She was informed that she could meet her mother only for 30 minutes, that too under supervision following the incident. However, the future never came.
Mothers, no matter what, will always be there for their kids. Just the idea of them not being around is enough to wrench our hearts out. A daughter recently was banned from meeting her sick mother after she was seen cuddling her.
Lorna Hammond was informed by the care home that her mother Penny Simson didn't have much time to live. Hearing the news, Lorna, worried out of her wits, reached the care home to comfort Penny and be by her side for the remaining time that they had at hand, but things turned ugly very soon.
When the girl was seen hugging her dying mum, the staff at Sovereign House care home reportedly kicked her out. They said that visitors weren't allowed to touch the patients due to coronavirus restrictions. Anyone who came from outside was banned from touching the people inside the care home, reported The Daily Record.
After Lorna was asked to leave the care home in Coventry following the incident, she was later called to inform her that she could see her mum only for 30 minutes, that too under supervision. The mum-of-four was devastated by the news. With the grief of losing her mother any second coupled with the sadness of not meeting her, Lorna was broken. The 46-year-old is not just caring for her mum but also is a full-time carer for her 9-year-old autistic daughter, and dad who is a recovering alcoholic.
Sadly, before Lorna could make it to see her mother one last time, the senior passed away the next morning.
Dubbing the entire situation as "cruel," she said, "I knew it was the end really. I went up to see her and was really emotional anyway. I wanted to speak to my mum about something before she died. I didn’t want her to be alone and got into bed with her and gave her a cuddle and kiss."
She continued, “I wanted not to be her carer; I wanted to be her daughter. I just wanted her to know what was going on." She then explained that while she was hugging Penny, the staff returned and saw her because she hadn't locked the door.
"They asked me to leave and I left straight away," she said and added, “Then I got a phone call saying there had been a report to safeguarding meaning I had abused my mum."
Not aware of how the future of her mother might be, Lorna was left distraught. “I was devastated, but I would do it again because I wanted my mum to know she isn’t alone." Penny suffered from Parkinson's and Dementia and Lorna wanted her to know that her grandson's girlfriend was expecting a baby. To makes things worse than they already were, it's doubtful that the baby would survive because of a heart condition diagnosed in utero.

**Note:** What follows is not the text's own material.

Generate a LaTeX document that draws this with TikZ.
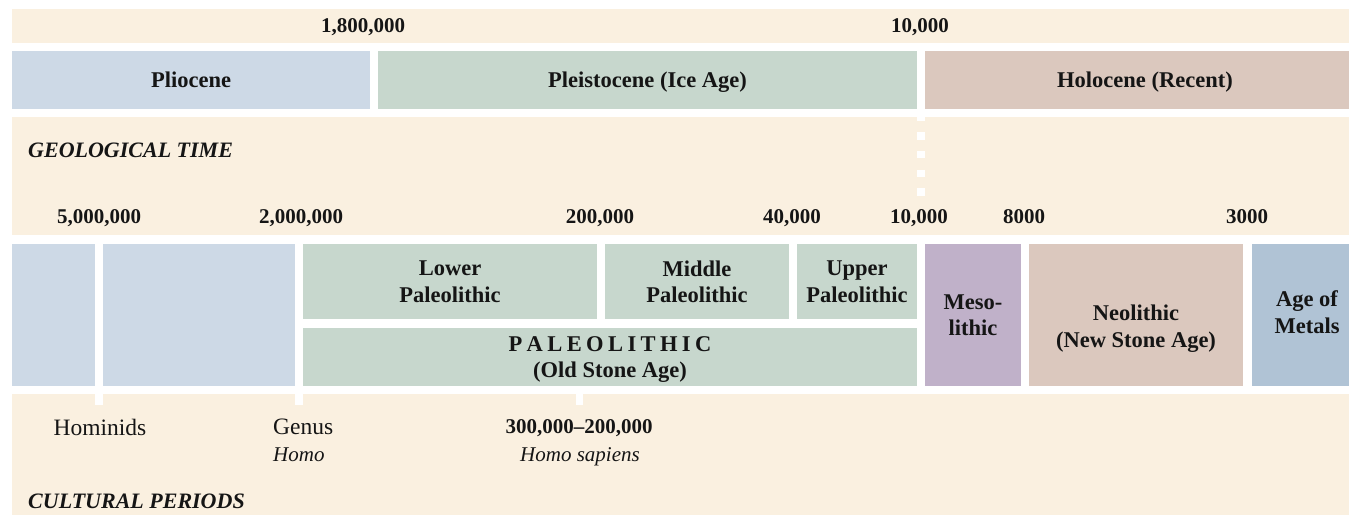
\documentclass[tikz,border=0pt]{standalone}
\usepackage{fontspec}
\setmainfont{Liberation Serif}
\definecolor{cream}{HTML}{FAF0E0}
\definecolor{pblue}{HTML}{CDD9E6}
\definecolor{pgreen}{HTML}{C7D7CD}
\definecolor{ppink}{HTML}{DBC8BE}
\definecolor{ppurple}{HTML}{C0B1C9}
\definecolor{psteel}{HTML}{B0C3D5}
\definecolor{ink}{HTML}{151515}
\newcommand\bx[7]{\node[boxst, fill=#6, minimum width={(#4-#2)*1pt}, minimum height={(#5-#3)*1pt}] (#1) at ({(#2+#4)/2},{(#3+#5)/2}) {#7};}
\newcommand\fnum{\fontsize{21}{26.5}\selectfont\bfseries}
\newcommand\fword{\fontsize{22.5}{26.5}\selectfont\bfseries}
\newcommand\fttl{\fontsize{22}{26.5}\selectfont\bfseries\itshape}
\newcommand\freg{\fontsize{23.5}{26.5}\selectfont}
\newcommand\fit{\fontsize{21}{26.5}\selectfont\itshape}
\newcommand\lsp{\hspace{4.4pt}}
\begin{document}
\begin{tikzpicture}[x=1pt,y=-1pt,
  every node/.style={text=ink, inner sep=0pt, text depth=0pt},
  boxst/.style={draw=none, align=center, font=\fword},
  num/.style={font=\fnum},
  lbl/.style={align=center, font=\fword},
  ttl/.style={anchor=west, font=\fttl}]
\useasboundingbox (0,0) rectangle (1349,515);
% bands
\bx{topband}{12}{9}{1349}{43}{cream}{}
\bx{geoband}{12}{117}{1349}{235}{cream}{}
\bx{botband}{12}{394}{1349}{515}{cream}{}
% geological epochs
\bx{plio}{12}{51}{370}{109}{pblue}{Pliocene}
\bx{pleist}{378}{51}{917}{109}{pgreen}{Pleistocene (Ice Age)}
\bx{holo}{925}{51}{1349}{109}{ppink}{}
\node[lbl] (holoT) at (1145,80) {Holocene (Recent)};
% dotted boundary
\coordinate (dA) at (921,113.5);
\coordinate (dB) at (921,196);
\draw[white, line width=8pt, dash pattern=on 7.5pt off 11.2pt] (dA) -- (dB);
% cultural periods
\bx{hom1}{12}{244}{95}{386}{pblue}{}
\bx{hom2}{103}{244}{295}{386}{pblue}{}
\bx{lower}{303}{244}{597}{319}{pgreen}{Lower\\Paleolithic}
\bx{middle}{605}{244}{789}{319}{pgreen}{Middle\\Paleolithic}
\bx{upper}{797}{244}{917}{319}{pgreen}{Upper\\Paleolithic}
\bx{paleo}{303}{328}{917}{386}{pgreen}{P\lsp A\lsp L\lsp E\lsp O\lsp L\lsp I\lsp T\lsp H\lsp I\lsp C\\(Old Stone Age)}
\bx{meso}{925}{244}{1021}{386}{ppurple}{Meso-\\lithic}
\bx{neo}{1029}{244}{1243}{386}{ppink}{}
\node[lbl] (neoT) at (1136,326) {Neolithic\\(New Stone Age)};
\bx{metals}{1252}{244}{1349}{386}{psteel}{}
\node[lbl] (metalsT) at (1307,312) {Age of\\Metals};
% ticks
\bx{t1}{95}{393}{103}{405}{white}{}
\bx{t2}{295}{393}{303}{405}{white}{}
\bx{t3}{576}{393}{583}{405}{white}{}
% numbers
\node[num] (n1) at (363,26) {1,800,000};
\node[num] (n2) at (920,26) {10,000};
\node[num] (m1) at (99,217) {5,000,000};
\node[num] (m2) at (301,217) {2,000,000};
\node[num] (m3) at (600,217) {200,000};
\node[num] (m4) at (792,217) {40,000};
\node[num] (m5) at (919,217) {10,000};
\node[num] (m6) at (1024,217) {8000};
\node[num] (m7) at (1247,217) {3000};
% titles
\node[ttl] (geo) at (28,150) {GEOLOGICAL TIME};
\node[ttl] (cult) at (28,501) {CULTURAL PERIODS};
% bottom labels
\node[font=\freg] (hominids) at (100,427) {Hominids};
\node[anchor=west, font=\freg] (genus) at (273,427) {Genus};
\node[anchor=west, font=\fit] (homo) at (273,455) {Homo};
\node[num] (hs1) at (579,427) {300,000--200,000};
\node[font=\fit] (hs2) at (580,455) {Homo sapiens};
\end{tikzpicture}
\end{document}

“It is so cruel," Lorna said. “My mum has had Parkinson’s since I was two which is 44 years ago and she was diagnosed with Dementia around eight years ago."
“In lockdown in June we got a call from the home saying she had six hours to live. We were all round her bed and we weren’t in PPE. We were allowed to be with her and touch her. It wasn’t Covid. They thought she was going to die from her worsening Parkinson’s and Dementia," she added.

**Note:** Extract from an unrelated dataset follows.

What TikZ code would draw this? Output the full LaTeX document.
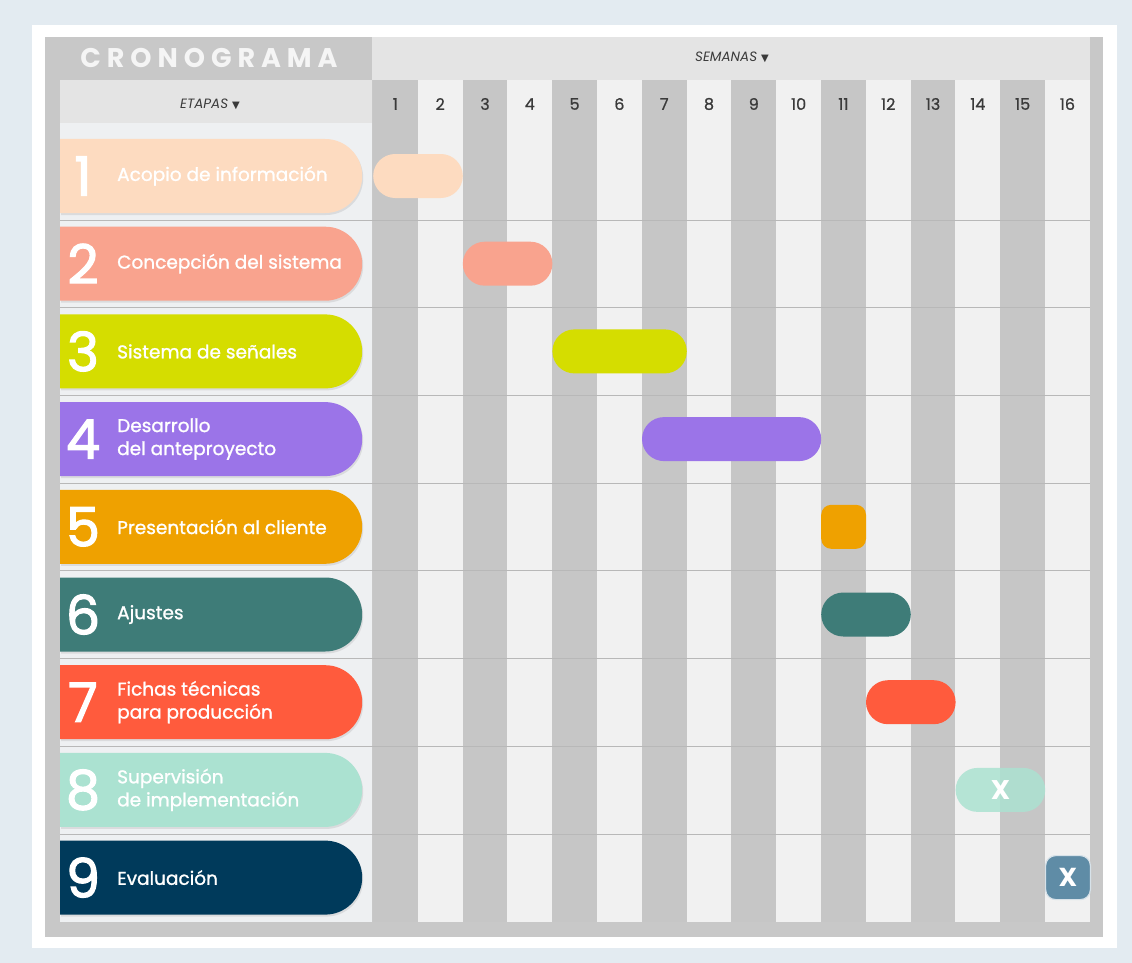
\documentclass[tikz,border=0pt]{standalone}
\usepackage{fontspec}
\setmainfont{Poppins}
\newfontfamily\arrowfont{DejaVu Sans}
\usetikzlibrary{positioning,shapes.misc,shadows}

\definecolor{bgouter}{HTML}{E3EBF1}
\definecolor{bgframe}{HTML}{C8C8C8}
\definecolor{bghead}{HTML}{E4E4E4}
\definecolor{bgleft}{HTML}{EEF0F2}
\definecolor{coldark}{HTML}{C6C6C6}
\definecolor{collight}{HTML}{F1F1F1}
\definecolor{txtdark}{HTML}{3A3A3A}
\definecolor{cpeach}{HTML}{FDDBC0}
\definecolor{csalmon}{HTML}{F9A38E}
\definecolor{clime}{HTML}{D5DD00}
\definecolor{cpurple}{HTML}{9B74E8}
\definecolor{corange}{HTML}{EFA100}
\definecolor{cteal}{HTML}{3E7C78}
\definecolor{cred}{HTML}{FF5B3D}
\definecolor{cmint}{HTML}{ABE2D1}
\definecolor{cnavy}{HTML}{003A5B}
\definecolor{csteel}{HTML}{5F8CA6}

\begin{document}
\begin{tikzpicture}[x=1pt,y=-1pt,
    stagepill/.style={rounded rectangle, rounded rectangle left arc=none,
      minimum width=302pt, minimum height=74pt, inner sep=0pt, anchor=west,
      drop shadow={opacity=0.18, shadow xshift=1pt, shadow yshift=-2pt}},
    stagenum/.style={text=white, inner sep=0pt,
      font=\fontsize{54}{54}\selectfont\addfontfeature{FakeBold=2.2}},
    stagetext/.style={text=white, anchor=west, align=left, inner sep=0pt,
      font=\fontsize{18.5}{23}\selectfont\addfontfeature{FakeBold=1.2}},
    ganttbar/.style={rounded rectangle, minimum height=44pt, inner sep=0pt, anchor=west},
    ganttbox/.style={rounded corners=10pt, minimum width=44.8pt, minimum height=44pt,
      inner sep=0pt, anchor=west, text=white, font=\bfseries\fontsize{26}{26}\selectfont},
    weeknum/.style={text=txtdark, font=\fontsize{16}{16}\selectfont\addfontfeature{FakeBold=0.8}},
    headtext/.style={text=txtdark, font=\itshape\fontsize{13.5}{13.5}\selectfont},
    rowline/.style={draw=black!28, line width=0.8pt}]

  \useasboundingbox (0,0) rectangle (1132,963);
  \fill[bgouter] (0,0) rectangle (1132,963);
  \fill[white] (32,25) rectangle (1117,948);
  \fill[bgframe] (45,37) rectangle (1103,937);
  \fill[bghead] (372,37) rectangle (1090,80);
  \fill[bghead] (60,80) rectangle (372,123);
  \fill[bgleft] (60,123) rectangle (372,922);

  % week columns
  \foreach \w in {1,...,16} {
    \pgfmathsetmacro\xa{373+44.8*(\w-1)}
    \pgfmathsetmacro\xb{\xa+44.8}
    \pgfmathparse{mod(\w,2)==1 ? "coldark" : "collight"}
    \fill[\pgfmathresult] (\xa,80) rectangle (\xb,922);
    \node[weeknum] (wk\w) at ({\xa+22.4},104) {\w};
  }

  \node[text=white!96!black, font=\bfseries\fontsize{27}{27}\selectfont\addfontfeature{LetterSpace=22}]
    (title) at (209,58) {CRONOGRAMA};
  \node[headtext] (etapas) at (210,104) {ETAPAS\ {\arrowfont\fontsize{10}{10}\selectfont▼}};
  \node[headtext] (semanas) at (732,57) {SEMANAS\ {\arrowfont\fontsize{10}{10}\selectfont▼}};

  \foreach \k in {0,...,7}
    \draw[rowline] (60,{220+87.7*\k}) -- (1090,{220+87.7*\k});

  % stages
  \foreach \n/\clr/\txt [count=\i from 0] in {
      1/cpeach/Acopio de información,
      2/csalmon/Concepción del sistema,
      3/clime/Sistema de señales,
      4/cpurple/{Desarrollo\\del anteproyecto},
      5/corange/Presentación al cliente,
      6/cteal/Ajustes,
      7/cred/{Fichas técnicas\\para producción},
      8/cmint/{Supervisión\\de implementación},
      9/cnavy/Evaluación} {
    \pgfmathsetmacro\yc{176+87.7*\i}
    \node[stagepill, fill=\clr] (stage\n) at (60,\yc) {};
    \node[stagenum] (num\n) at (83,\yc) {\n};
    \node[stagetext] (label\n) at (117,\yc) {\txt};
  }

  % gantt bars
  \foreach \n/\clr/\s/\e in {1/cpeach/1/2, 2/csalmon/3/4, 3/clime/5/7,
      4/cpurple/7/10, 6/cteal/11/12, 7/cred/12/13} {
    \pgfmathsetmacro\yc{176+87.7*(\n-1)}
    \pgfmathsetmacro\xa{373+44.8*(\s-1)}
    \pgfmathsetmacro\barw{44.8*(\e-\s+1)}
    \node[ganttbar, fill=\clr, minimum width=\barw pt] (bar\n) at (\xa,\yc) {};
  }
  \node[ganttbox, fill=corange] (bar5) at (821,526.8) {};
  \node[ganttbar, fill=cmint, fill opacity=0.85, text opacity=1, minimum width=89.6pt,
    text=white, font=\bfseries\fontsize{27}{27}\selectfont] (bar8) at (955.4,789.9) {X};
  \node[ganttbox, fill=csteel, draw=white!75!csteel, line width=1.2pt] (bar9) at (1045,877.6) {X};
\end{tikzpicture}
\end{document}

Calling the staff at the care home "remarkable," Lorna said that it's the government rules that leave the people who really need someone to be around them, helpless and vulnerable. Talking to The Sun, she said, "The government has got it wrong if you can't give them a hug when they're dying. It is inhumane. I know I broke the rules but I would do the same again to see my mum and give her a cuddle."
A spokesperson for the care home told The Mirror that the mum passed away on the morning of October 7. They also revealed that restrictions had to be put on Lorna because rules were ignored by the mum-of-four on multiple occasions.
“We have had a recent positive Covid test in the home, so we could have stopped all end of life visits under government guidelines, but we are hugely sympathetic to families in such difficult circumstances and we want to be as flexible as possible within the rules," the spokesperson said.
“This was explained to the family, along with the importance of following guidelines on PPE and social distancing. Unfortunately, these rules were ignored and a number of other incidents meant we had to raise safeguarding concerns with social work," said the spokesperson.
The care home spokesperson added, "They were supportive of the plans – including supervised visits – that we were forced to put in place as we have a duty to provide a safe environment for all residents and our staff. Penny was a much-loved resident and she’ll be sadly missed by all of our team.”
A grieving Lorna said, "I'm devastated I didn't get to be with her before she died. We were too late to be with her. Covid took away my right to be with my mum. My heart is broken into pieces.”